Figure 6. The Google map of various recent settlements located closely to the epicentral point of the 1939 6.2 Mw, Accra earthquake in Ghana. A is named Sweduru, B is called Odumasi, C, and D have no names.
4. Discussion
The geology of Accra city in Ghana is underlain by Dahomeyan Basin: A geological formation with rocks from the Precambrian era, which is characterized by Granite and Gneiss rock types and some notable volcanic and sedimentary rocks. The geology of Accra city is mainly influenced by the presence of the coastal boundary faults and the Akwapim fault which are part of a larger fault system that are connected to the trans-current fault structures of the gulf of Guinea in the seismically active zones of the south-Atlantic Ocean. However, the Akwapim and the coastal boundary faults could be reactivated to trigger to trigger a next big earthquake magnitude.
The Google map revealed the development of various settlements around the epicentral location of the 1939 Accra earthquake in Ghana. Those settlements are recent and are regarded as the satellite towns of the capital city of Ghana, Accra. A detailed geophysical investigation should be carried out around the zones of the epicentral location of the 1939 6.2 Mw earthquake, to investigate for the presence of the surface and subsurface faulted/fractured lines or zones. If present, those fractured zones could propagate the recurrence of the next big magnitude earthquake in that region. The Ghana government should evacuate the settlements close to the vicinity of the epicentral location of the 1939 6.2 Mw Accra earthquake in Ghana. A broadband seismometer should be deployed in the vicinity of the epicentral location of the 1939 6.2 Mw earthquake in Ghana, for earthquake precursory study and preparedness.
5. Conclusion
The 1939 Accra-Ghana earthquake was one of the most important earthquakes in the sub-Sahara West African region. The Coulomb stress bar indicates that stress is transferred in the direction of the North West and South East (NW/SE). This direction is towards the two (2) of the recent settlements (town) one of them by name is called Odumasi and the other has no name.
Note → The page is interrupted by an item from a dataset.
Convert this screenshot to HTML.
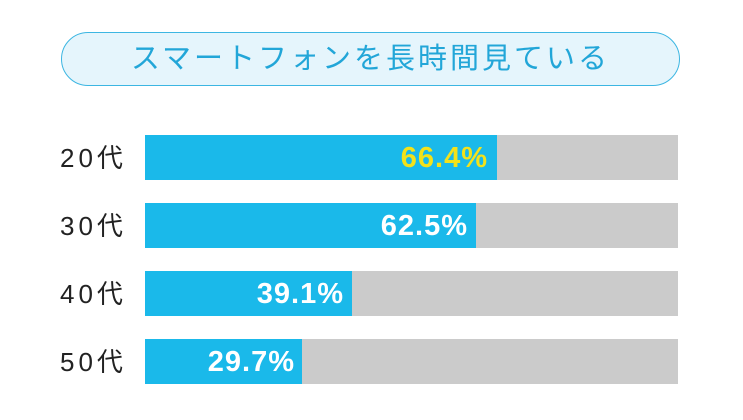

These settlements are being developed around the epicentral location of the 1939 6.2 Mw Accra earthquake in Ghana, indicated by the red coloration. However, the vertical displacement of the fault slip is oriented along the northeast and southwest (NE/SW) Orientation.
The statistical analysis for the plot of the Depth against Time; Magnitude vs. time; Guttenberg vs. Richter and Number of earthquakes against Time. Revealed that the depth of occurrences of earthquakes in Ghana is shallow majorly at the depth of 30 Km and on the average at the depth of 15 Km, including the 1939 6.2 Mw devastating earthquake Accra Ghana but the deepest earthquake event ever recorded occurred at the depth of 50 Km, this event took place in the year 1990. The plots of the Magnitude against Time revealed that since the occurrence of the 1939 6.2 Mw Accra earthquake event in Ghana, the next big magnitude earthquake to have occurred is 4.9 Mw which took place on the 9th of February, 1969. A five (5) years period of quietness was observed between 1998, 1999, 2000, 2001, and 2002. There is no record of earthquake events from those years. The plots of the Number of earthquake events against Time show that the highest frequency of occurrence of the earthquake magnitude occurred between the years 1990 and 1997.